Bridges, Tunnels and other Transportation Structures
Full Session with Abstracts
Simple for Dead Load and Continuous for Live Load (SDCL) steel bridge system has proven to be economical for non-seismic application. The steel bridge system has been used by mean of conventional and accelerated construction methods of building bridges. This presentation concentrates on Accelerated Bridge Construction (ABC) application.
Until now the application of SDCL steel bridge system in high seismic areas has been limited, mainly because of the lack of appropriate details, suitable for high seismic areas. The focus of this work is to suggest such detail and using experimental test, verify its merits. The development of the detail is summarized and published elsewhere and is briefly described here, to avoid duplications.
The ABC application of SDCL steel bridge system has many advantages that includes enhanced service life, accelerated construction and lower inspection and maintenance costs as compared to conventional steel bridge systems. Complete advantages of SDCL system is described elsewhere.
The extension of SDCL steel bridge system to high seismic areas was initiated by conducting detail numerical analysis that assisted to comprehend types of forces that connection detail over middle piers, where girders are joined together, must resist in high seismic areas.
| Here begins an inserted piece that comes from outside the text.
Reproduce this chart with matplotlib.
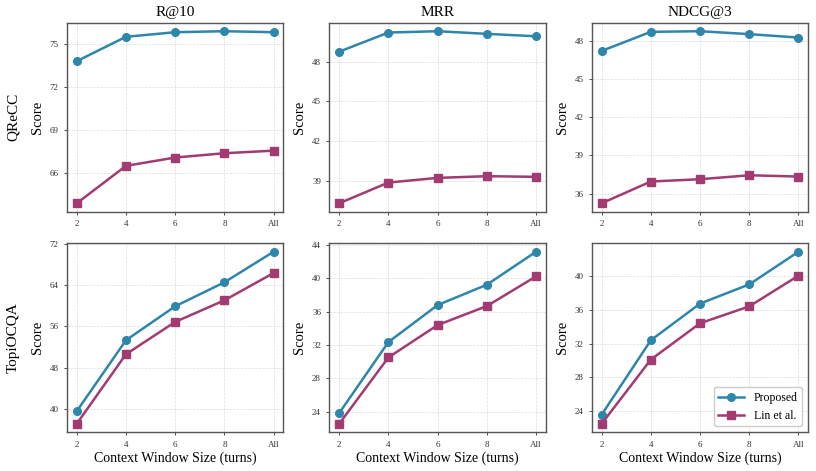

The end result was development of detail for connecting the girders over middle pier and making them integral with bridge columns. The next stage of the research, which this presentation is mainly focusing on, was component level testing of the proposed SDCL connection to find the ultimate limit states and verifying the numerical results and merits of the proposed detail in light of established seismic design provisions. A one-third scale of the connection, including part of a column, cap-beam, diaphragm and two girders of the prototype bridge, was constructed and tested to evaluate the connection between the substructure and superstructure. The developed connection behaved as designed and prevented damage and inelasticity to extend to the capacity protected elements, the cap-beam and superstructure. The column showed sufficient ductility during the cyclic test which indicated the connection will perform well under high levels of displacements and drift.